First one is a great LP from the Blues Project. Ripping guitar throughout, and it seems you just don't hear much about this one anymore, but I actually listen to it more than the more popular ones like Projections and Live at the Cafe Au Go Go.
Give it a try! 1971 release on Capitol records.
This is a relatively obscure prog album also released on Capitol records and through Sovereign in the UK. Sovereign was famous for Flash, which was Peter Banks ex-Yes project. This album has moments which sound like early Yes, but it is a varied album, and has country rock moments, and just plain old rock songs too, but they always seem to add something special that makes it stand out. These guys become the Movies and have a few albums worthy of a listen or two that I may try to dig out soon. This one is from 1973.
Here's another one from Trooper, their 1978 LP Thick As Thieves. This has their best known song here in the U.S. "Raise A Little Hell". My favorite song on here is "One Good Reason" which sounds very Steely Dan-ish, especially the extended guitar solo by Brian Smith, which sounds like Jeff "Skunk" Baxter and really rocks. This one was produced by Randy Bachman of BTO and the Guess Who. Humour aside: I wish I could have found a better pic, cause while I was ripping the album, I guess I had too much time on my hands, because I noticed all the band members resemble other musicians. See if you can match the guys: Brian Smith - guitarist (Kevin DuBrow of Quiet Riot) / Doni Underhill - bass, vocals (Eddie Money) / Tommy Stewart - drums, vocals (Derek Smalls, Spinal Tap) / Frank Ludwig - keyboards,vocals (Rik Emmett, Triumph) / and Ra McGuire - lead vocals (Brian Johnson, AC/DC). Am I wrong?

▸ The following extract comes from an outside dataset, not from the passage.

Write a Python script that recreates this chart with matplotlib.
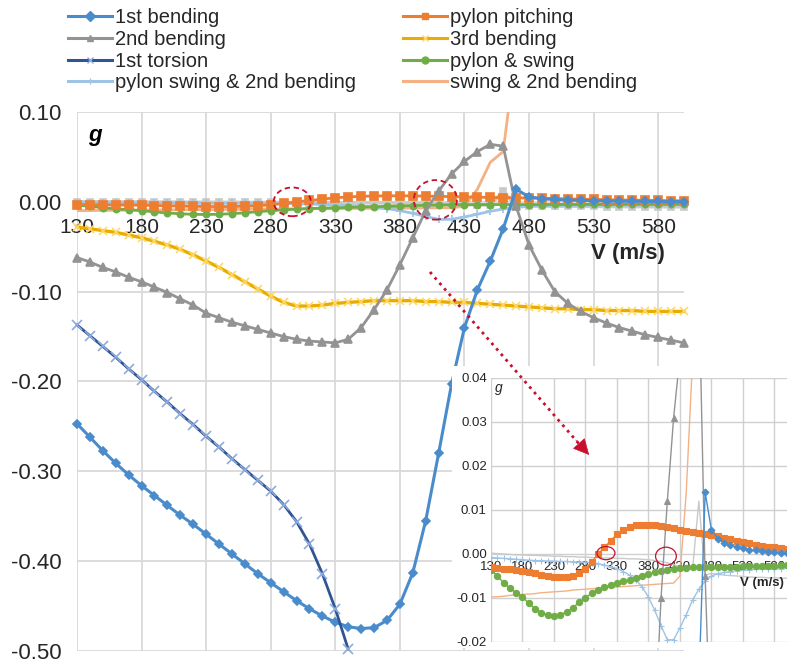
import numpy as np
import matplotlib
matplotlib.use("Agg")
import matplotlib.pyplot as plt
from matplotlib.lines import Line2D
from matplotlib.patches import Ellipse, FancyArrowPatch
from matplotlib.ticker import FormatStrFormatter

plt.rcParams["font.family"] = ["Liberation Sans", "DejaVu Sans"]
plt.rcParams["axes.unicode_minus"] = False

# flight speed (m/s)
V = [130, 140, 150, 160, 170, 180, 190, 200, 210, 220,
     230, 240, 250, 260, 270, 280, 290, 300, 310, 320,
     330, 340, 350, 360, 370, 380, 390, 400, 410, 420,
     430, 440, 450, 460, 470, 480, 490, 500, 510, 520,
     530, 540, 550, 560, 570, 580, 590, 600]

nan = np.nan

# damping g per mode
first_bending = [-0.247, -0.262, -0.277, -0.291, -0.304, -0.316, -0.327, -0.338, -0.349, -0.359,
                 -0.370, -0.381, -0.392, -0.403, -0.414, -0.424, -0.434, -0.444, -0.453, -0.461,
                 -0.468, -0.473, -0.475, -0.474, -0.466, -0.448, -0.413, -0.355, -0.280, -0.203,
                 -0.140, -0.098, -0.066, -0.030, 0.014, 0.0055, 0.0035, 0.0026, 0.0020, 0.0016,
                 0.0013, 0.0010, 0.0008, 0.0006, 0.0005, 0.0004, 0.0003, 0.0002]

second_bending = [-0.062, -0.067, -0.073, -0.078, -0.084, -0.089, -0.095, -0.101, -0.108, -0.115,
                  -0.124, -0.129, -0.134, -0.138, -0.142, -0.146, -0.150, -0.153, -0.155, -0.156,
                  -0.157, -0.153, -0.140, -0.120, -0.098, -0.070, -0.040, -0.010, 0.012, 0.031,
                  0.045, 0.056, 0.064, 0.062, -0.005, -0.048, -0.076, -0.100, -0.113, -0.122,
                  -0.129, -0.135, -0.140, -0.144, -0.148, -0.151, -0.154, -0.157]

first_torsion = [-0.137, -0.149, -0.161, -0.173, -0.186, -0.198, -0.211, -0.223, -0.236, -0.248,
                 -0.261, -0.273, -0.286, -0.298, -0.310, -0.322, -0.337, -0.356, -0.381, -0.414,
                 -0.453, -0.498, nan, nan, nan, nan, nan, nan, nan, nan,
                 nan, nan, nan, nan, nan, nan, nan, nan, nan, nan,
                 nan, nan, nan, nan, nan, nan, nan, nan]

pylon_swing_2nd = [-0.0008, -0.0009, -0.0010, -0.0011, -0.0012, -0.0013, -0.0014, -0.0015, -0.0015, -0.0016,
                   -0.0016, -0.0017, -0.0017, -0.0018, -0.0018, -0.0019, -0.0020, -0.0022, -0.0025, -0.0029,
                   -0.0033, -0.0040, -0.0048, -0.0058, -0.0075, -0.0098, -0.0128, -0.0163, -0.0195, -0.0195,
                   -0.0168, -0.0138, -0.0105, -0.0080, -0.0062, -0.0050, -0.0045, -0.0042, -0.0040, -0.0038,
                   -0.0037, -0.0036, -0.0035, -0.0034, -0.0034, -0.0033, -0.0033, -0.0032]

pylon_pitching = [-0.0030, -0.0032, -0.0034, -0.0035, -0.0036, -0.0038, -0.0041, -0.0044, -0.0047, -0.0050,
                  -0.0052, -0.0053, -0.0052, -0.0049, -0.0043, -0.0033, -0.0018, 0.0000, 0.0015, 0.0030,
                  0.0045, 0.0055, 0.0061, 0.0065, 0.0067, 0.0067, 0.0066, 0.0064, 0.0061, 0.0058,
                  0.0055, 0.0052, 0.0049, 0.0047, 0.0045, 0.0043, 0.0040, 0.0036, 0.0033, 0.0030,
                  0.0027, 0.0024, 0.0021, 0.0019, 0.0017, 0.0015, 0.0013, 0.0011]

third_bending = [-0.028, -0.030, -0.032, -0.034, -0.037, -0.040, -0.044, -0.048, -0.053, -0.059,
                 -0.066, -0.073, -0.081, -0.089, -0.097, -0.105, -0.112, -0.116, -0.116, -0.115,
                 -0.113, -0.112, -0.111, -0.110, -0.110, -0.110, -0.110, -0.111, -0.111, -0.112,
                 -0.112, -0.113, -0.114, -0.115, -0.116, -0.117, -0.118, -0.119, -0.119, -0.120,
                 -0.120, -0.121, -0.121, -0.121, -0.122, -0.122, -0.122, -0.122]

pylon_and_swing = [-0.0036, -0.0050, -0.0065, -0.0078, -0.0088, -0.0098, -0.0112, -0.0124, -0.0133, -0.0139,
                   -0.0141, -0.0138, -0.0132, -0.0122, -0.0110, -0.0099, -0.0089, -0.0081, -0.0075, -0.0070,
                   -0.0066, -0.0062, -0.0058, -0.0054, -0.0050, -0.0046, -0.0042, -0.0039, -0.0036, -0.0034,
                   -0.0032, -0.0031, -0.0030, -0.0030, -0.0030, -0.0030, -0.0030, -0.0029, -0.0029, -0.0029,
                   -0.0028, -0.0028, -0.0028, -0.0027, -0.0027, -0.0027, -0.0026, -0.0026]

swing_2nd = [-0.0098, -0.0097, -0.0096, -0.0094, -0.0093, -0.0092, -0.0091, -0.0090, -0.0088, -0.0087,
             -0.0086, -0.0085, -0.0084, -0.0082, -0.0081, -0.0080, -0.0079, -0.0078, -0.0077, -0.0076,
             -0.0075, -0.0074, -0.0073, -0.0072, -0.0071, -0.0070, -0.0069, -0.0068, -0.0067, -0.0066,
             -0.0050, 0.0140, 0.0440, 0.0560, 0.1700, nan, nan, nan, nan, nan,
             nan, nan, nan, nan, nan, nan, nan, nan]

# unlabelled light grey curve near zero
grey_extra = [0.0002, 0.0001, 0.0000, -0.0001, -0.0002, -0.0002, -0.0003, -0.0003, -0.0004, -0.0004,
              -0.0005, -0.0005, -0.0006, -0.0006, -0.0007, -0.0007, -0.0008, -0.0008, -0.0009, -0.0009,
              -0.0010, -0.0010, -0.0011, -0.0011, -0.0012, -0.0013, -0.0015, -0.0017, -0.0020, -0.0024,
              -0.0029, -0.0033, -0.0036, 0.0120, -0.0048, -0.0044, -0.0046, -0.0048, -0.0049, -0.0050,
              -0.0051, -0.0052, -0.0053, -0.0053, -0.0054, -0.0054, -0.0055, -0.0055]

x_ticks = [130, 180, 230, 280, 330, 380, 430, 480, 530, 580]
y_ticks = [-0.5, -0.4, -0.3, -0.2, -0.1, 0.0, 0.1]
inset_y_ticks = [-0.02, -0.01, 0.0, 0.01, 0.02, 0.03, 0.04]

TXT = "#262626"
GRID = "#D9D9D9"
RED = "#C8102E"

W, H = 787, 663


def fx(x):
    return x / W


def fy(y):
    return 1 - y / H


# label, data, color, marker, marker edge color, main ms, inset ms, main lw
series = [
    ("swing & 2nd bending", swing_2nd, "#F4B183", None, None, 0, 0, 2.0),
    (None, grey_extra, "#C9C9C9", "s", None, 4, 0, 2.5),
    ("pylon swing & 2nd bending", pylon_swing_2nd, "#9DC3E6", "+", None, 6, 4, 2.0),
    ("pylon & swing", pylon_and_swing, "#70AD47", "o", None, 4.5, 4.5, 2.0),
    ("pylon pitching", pylon_pitching, "#ED7D31", "s", None, 5.5, 4.5, 2.0),
    ("3rd bending", third_bending, "#E9AC00", "x", "#FFD966", 6, 4, 2.4),
    ("2nd bending", second_bending, "#939393", "^", None, 6, 4, 2.0),
    ("1st bending", first_bending, "#4A8CCB", "D", None, 4, 3.5, 2.2),
    ("1st torsion", first_torsion, "#2F5597", "x", "#8FAADC", 7, 4, 2.0),
]

fig = plt.figure(figsize=(7.87, 6.63), dpi=100)

# main chart
ax = fig.add_axes([fx(77), fy(651), (684 - 77) / W, (651 - 112) / H])
handles = {}
for label, data, color, marker, mec, ms, _, lw in series:
    line, = ax.plot(V, data, color=color, lw=lw, marker=marker, ms=ms,
                    mec=mec if mec else color, mfc=color, mew=1.2,
                    clip_on=(label == "swing & 2nd bending"), zorder=3)
    if label:
        handles[label] = line

ax.set_xlim(130, 600)
ax.set_ylim(-0.5, 0.1)
ax.set_xticks(x_ticks)
ax.set_yticks(y_ticks)
ax.yaxis.set_major_formatter(FormatStrFormatter("%.2f"))
ax.grid(True, color=GRID, lw=1.3, zorder=0)
ax.set_axisbelow(True)
for s in ax.spines.values():
    s.set_visible(False)
ax.spines["bottom"].set_position(("data", 0))
ax.tick_params(axis="x", length=0, pad=12, labelsize=15, colors=TXT)
ax.tick_params(axis="y", length=0, pad=11, labelsize=16, colors=TXT)

ax.add_patch(Ellipse((296.7, 0.0), 28.7, 0.032, fill=False, ec=RED, lw=1.3,
                     ls=(0, (3, 2)), zorder=5, clip_on=False))
ax.add_patch(Ellipse((407.5, 0.0022), 33.3, 0.044, fill=False, ec=RED, lw=1.3,
                     ls=(0, (3, 2)), zorder=5, clip_on=False))

fig.text(fx(95), fy(135), "g", fontsize=16, fontweight="bold", style="italic",
         color="black", ha="center", va="center")
fig.text(fx(628), fy(253), "V (m/s)", fontsize=16, fontweight="bold",
         color=TXT, ha="center", va="center")

# legend
order = ["1st bending", "2nd bending", "1st torsion", "pylon swing & 2nd bending",
         "pylon pitching", "3rd bending", "pylon & swing", "swing & 2nd bending"]
leg_handles = []
for name in order:
    h = handles[name]
    leg_handles.append(Line2D([], [], color=h.get_color(), lw=2.2, marker=h.get_marker(),
                              ms=5, mec=h.get_markeredgecolor(), mfc=h.get_color()))
fig.legend(leg_handles, order, ncol=2, loc="upper left",
           bbox_to_anchor=(fx(68), fy(8)), frameon=False, fontsize=14.5,
           handlelength=2.2, handletextpad=0.15, columnspacing=2.3,
           labelspacing=0.14, borderpad=0, borderaxespad=0, labelcolor=TXT)

# white backing for the zoomed view
bg = fig.add_axes([fx(452), fy(648), (787 - 452) / W, (648 - 366) / H], zorder=2)
bg.set_facecolor("white")
bg.set_xticks([])
bg.set_yticks([])
for s in bg.spines.values():
    s.set_visible(False)

# zoomed inset
ins = fig.add_axes([fx(491), fy(642), (787 - 491) / W, (642 - 378) / H], zorder=3)
ins.set_facecolor("white")
for label, data, color, marker, mec, _, ms_in, _ in series:
    ins.plot(V, data, color=color, lw=1.0, marker=marker if ms_in else None, ms=ms_in,
             mec=mec if mec else color, mfc=color, mew=0.8, zorder=3)
ins.set_xlim(130, 600)
ins.set_ylim(-0.02, 0.04)
ins.set_xticks(x_ticks)
ins.set_yticks(inset_y_ticks)
ins.yaxis.set_major_formatter(FormatStrFormatter("%.2f"))
ins.grid(True, color="#D0D0D0", lw=1.0, zorder=0)
ins.set_axisbelow(True)
for s in ins.spines.values():
    s.set_visible(False)
ins.spines["bottom"].set_position(("data", 0))
ins.tick_params(axis="x", length=0, pad=5, labelsize=9.5, colors=TXT)
ins.tick_params(axis="y", length=0, pad=3, labelsize=9.5, colors=TXT)

ins.add_patch(Ellipse((312.5, 0.0002), 28.6, 0.003, fill=False, ec=RED, lw=0.9,
                      zorder=5, clip_on=False))
ins.add_patch(Ellipse((407.8, -0.0005), 33.0, 0.0041, fill=False, ec=RED, lw=0.9,
                      zorder=5, clip_on=False))

fig.text(fx(499), fy(388), "g", fontsize=10, style="italic", color=TXT,
         ha="center", va="center", zorder=4)
fig.text(fx(762), fy(583), "V (m/s)", fontsize=9.5, fontweight="bold", color=TXT,
         ha="center", va="center", zorder=4)

# dotted arrow pointing into the zoomed view
fig.add_artist(Line2D([fx(430), fx(580)], [fy(272), fy(445)], transform=fig.transFigure,
                      color=RED, lw=2, ls=(0, (1, 1.6)), zorder=10))
fig.add_artist(FancyArrowPatch((fx(574), fy(438)), (fx(591), fy(457)),
                               transform=fig.transFigure, arrowstyle="-|>",
                               mutation_scale=26, color=RED, lw=0.5, zorder=11))

fig.savefig("out.png", dpi=100)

A mellow affair, Jackson Heights' 1970 LP King Progress. Mr. Screw the leadoff track is fun, but I really don't play this album featuring Mr. Lee Jackson all that much. I though maybe some of you guys might find some enjoyment with it. I prefer Refugee more.

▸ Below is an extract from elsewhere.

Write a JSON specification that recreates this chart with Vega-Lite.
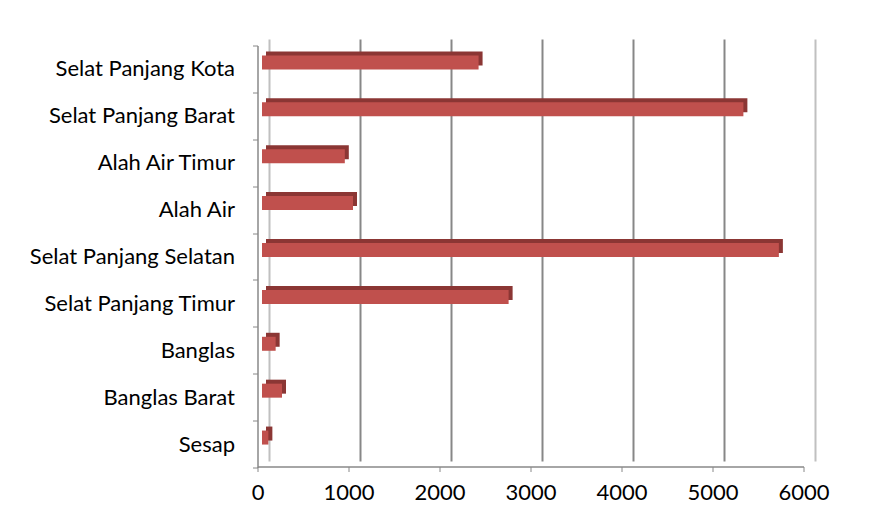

A bit rough, this one, but I found it at a thrift store and of course it looked good there, got it home and it didn't look quite as good. What the hell kinda lights do they use at thrift stores that make beat to shit albums look decent? I never have been able to figure that one out. Anyways, this was Noel Redding of Jimi Hendrix Experience's baby, and like almost every project the guys in that band started, he got bored with it and moved on. He did contribute guitar to several tracks here, but that's about it. I prefer this album to the first, so if anyone cleans this turd up, could ya send it my way?
I ripped this a week or so ago to post here eventually, and damn if a request for it didn't pop up over at groovy fab. So I uploaded it, and here it is. Stoner comedy from 1972. My favorite track is Cheech & Ernie which is dead ripoff of Cheech & Chong's "Dave" routine done Sesame Street style. This is the guy that worked with Soupy Sales on his radio show. Best pic of the Bob Dylan parody cover I could find.
Ant Trip Ceremony - 24 Hours. Recorded by hippies from Oberlin College in 1967 and produced by David Crosby (not the CSNY guy). A lot of people don't understand what the appeal of this folky LP is and if you've never heard this before don't base your opinion on the first track. It's actually the weakest among the bunch. There is nothing that is going to make you take a second mortgage on your house to own an original here, but repeated listens of this album (ripped from a bootleg reissue) will reveal some very above average folky psych that is quite charming and stands up to repeated listens.